Launch of book by Mr. Paul Alford
Tuesday September 26th 2017
Good evening ladies and gentlemen and at the outset let me say how delighted I am to have been asked to be here with you this evening at the launch of Paul’s book.
As many of you will know, the Department of Health has, for several years, been involved in a reform programme for disability services. Paul Alford is a classic example of this reform working properly.
As a Government we must change how disability services are funded and provided.
We must aim to shift choice and control from professionals and administrators to where it rightfully belongs – the individual with a disability.
We must aim to ensure that services and supports for people with disabilities are delivered with greater efficiency, transparency and accountability. To that end I want to commend Inclusion Ireland for the support which they have given to Paul over the years. To see where he is today is a clear example of the incredible work which you do.
This reform programme is known as Transforming Lives. It is an ambitious title because it is an ambitious project. But standing here with you this evening, having heard Paul’s story told in his book, it is clearly the correct title.
The move into community living really is transformative. And in recent years, fortunately, many people have had the opportunity to make that move. As Minister for Disabilities it is a great privilege to hear success stories such as Paul’s.

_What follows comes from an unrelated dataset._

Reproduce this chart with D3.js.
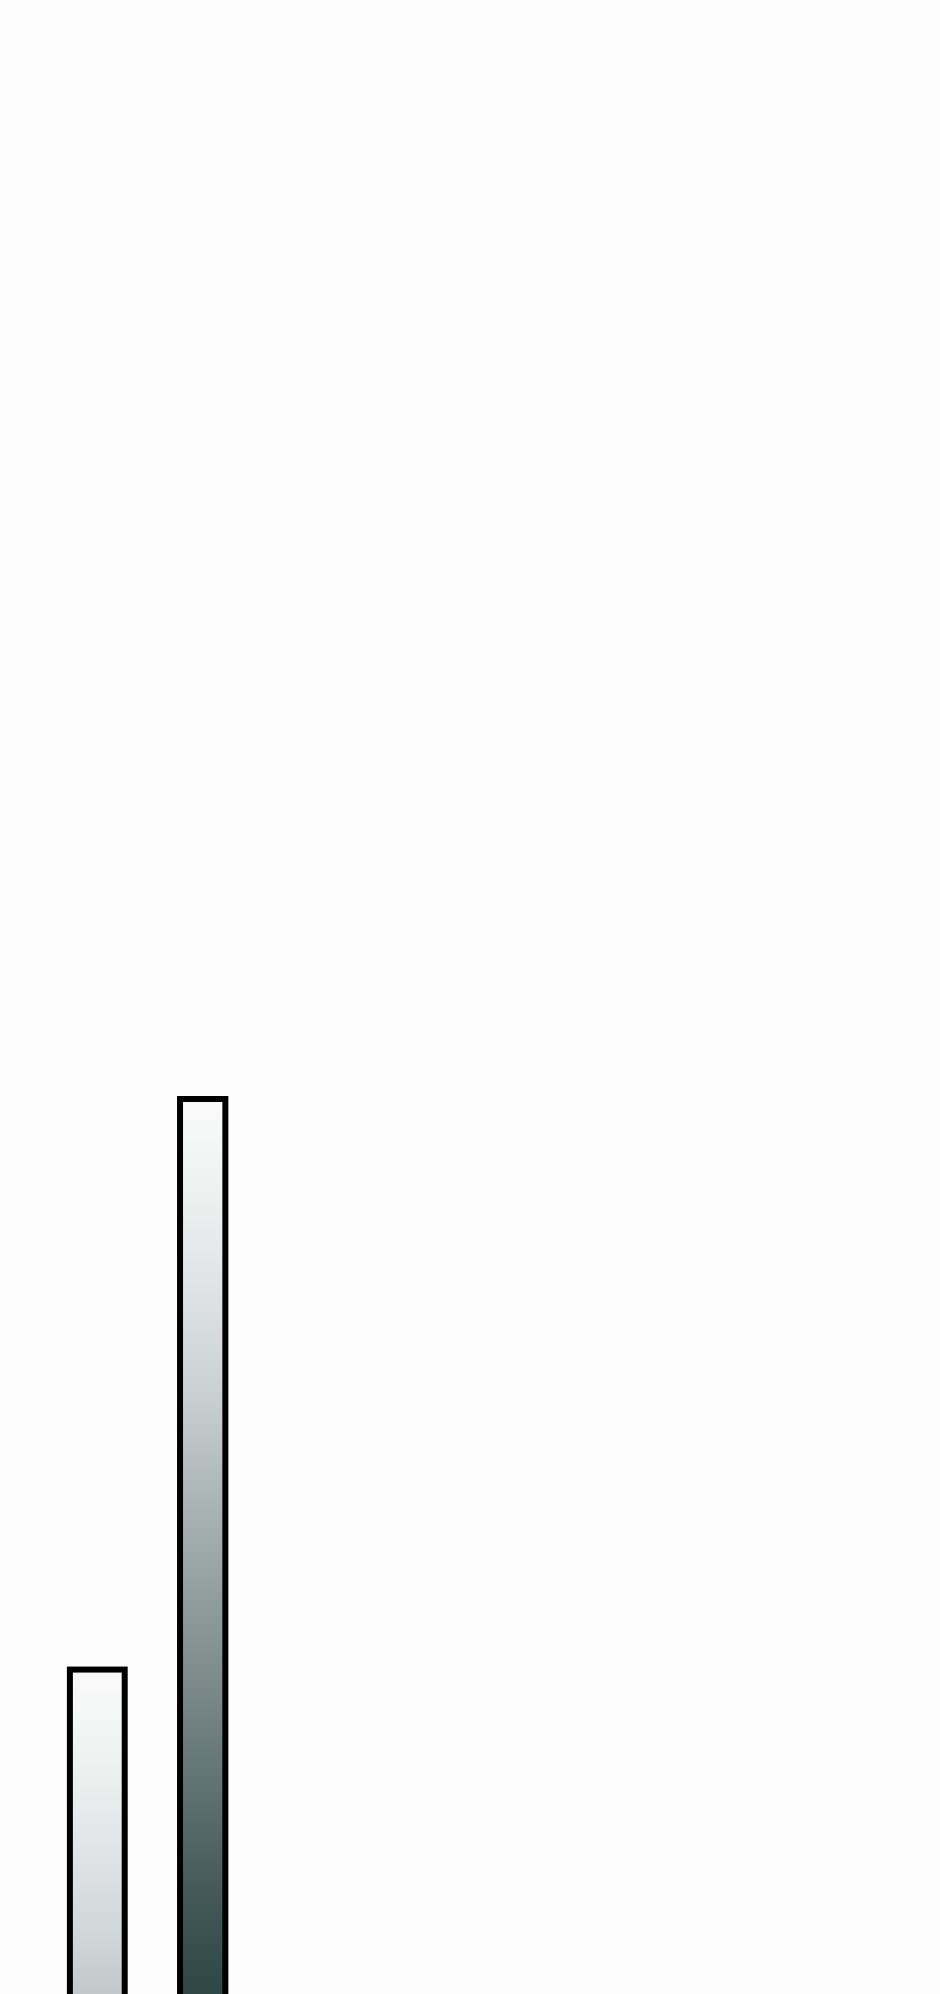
<!DOCTYPE html>
<html>
<head>
<meta charset="utf-8">
<script src="https://cdn.jsdelivr.net/npm/d3@7"></script>
<style>
  html, body { margin: 0; padding: 0; background: #fdfdfd; }
  svg { display: block; }
</style>
</head>
<body>
<div id="chart"></div>
<script>
// Data
const categories = ["Group A", "Group B"];
const values = [21.5, 50];
const barShare = [0.52, 0.43]; // share of the band each bar takes

// Gradient ramp, measured from each bar's top (distance, colour)
const rampSteps = [0, 92, 156, 282, 409, 536, 663, 790, 891];
const rampColors = ["#fafafa", "#eff1f1", "#e5e8e8", "#cdd3d3", "#a9b3b3",
                    "#889595", "#677878", "#465a5a", "#2f4747"];

const width = 940, height = 1994;

const svg = d3.select("#chart").append("svg")
  .attr("width", width)
  .attr("height", height);

svg.append("rect")
  .attr("width", width)
  .attr("height", height)
  .attr("fill", "#fdfdfd");

// Scales
const x = d3.scaleBand()
  .domain(categories)
  .range([44.6, 255.4])
  .padding(0);

// baseline sits below the visible page
const y = d3.scaleLinear()
  .domain([0, 50])
  .range([2100, 1099]);

const rampLength = d3.max(rampSteps);
const defs = svg.append("defs");

// One gradient per bar, anchored at the bar top
categories.forEach((c, i) => {
  const top = y(values[i]);
  const grad = defs.append("linearGradient")
    .attr("id", `grad-${i}`)
    .attr("gradientUnits", "userSpaceOnUse")
    .attr("x1", 0).attr("x2", 0)
    .attr("y1", top)
    .attr("y2", top + rampLength);
  rampSteps.forEach((s, j) => {
    grad.append("stop")
      .attr("offset", s / rampLength)
      .attr("stop-color", rampColors[j]);
  });
});

// Bars
svg.append("g")
  .selectAll("rect")
  .data(categories)
  .join("rect")
    .attr("x", (d, i) => x(d) + x.bandwidth() * (1 - barShare[i]) / 2)
    .attr("width", (d, i) => x.bandwidth() * barShare[i])
    .attr("y", (d, i) => y(values[i]))
    .attr("height", (d, i) => y(0) - y(values[i]))
    .attr("fill", (d, i) => `url(#grad-${i})`)
    .attr("stroke", "#000")
    .attr("stroke-width", 6);
</script>
</body>
</html>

Paul’s journey has not been an easy one. It is a journey that he was determined to make and his tenacity and belief in himself has won the day.
I am conscious that for a lot of people the move to community living is taking too long. However, I want to reassure you of the Government’s commitment to the policy of decongregation.
This Government’s objective is to deliver disability services that are person -centred. Being “Person Centred” is about putting those who use our service at the centre of all our activities. It is about listening to people or their advocates, and transferring our focus from the service itself to the people who use it.
A key commitment in the Programme for Partnership Government was the establishment of a Task Force on Personalised Budgets for people with disabilities, which I launched in September last year.
The Task Force’s remit is to make recommendations on a personalised budget model which will give people with disabilities more control in how they access HSE funded support services.
A personal budget will give people greater independence and choice in accessing the services which best meet their individual needs.
The Task Force is due to report by the end of the year and I look forward to receiving their recommendations.
Our actions are intended to give people with disabilities a life of their own choosing – choosing how to spend their day without the constraints of a large organisation around them, while still having all the supports they need.
As you know Paul lives in Navan and is a very active participant in his community.
I am a few years older than Paul but he has visited more countries than I’ve dreamed of visiting. He’s been to Australia, Germany, France, Austria, Italy to name but a few. Indeed I hear that he is off to Dresden in the old East Germany in a couple of weeks.
Paul’s story of successfully transitioning to independent living is inspirational. My spies tell me that he cooks a mean sirloin steak so we all know where to head to in Navan if we’re looking for somewhere to eat.
Paul’s journey to where he is today hasn’t been easy. I believe the key to how he has navigated that journey so well is that he defines himself, and demands to be defined, on his abilities and not by his disability.
You are an absolute inspiration to us all Paul and I know everyone will join me in congratulating Paul on this wonderful achievement of having your book and published and I wish you every success in the future.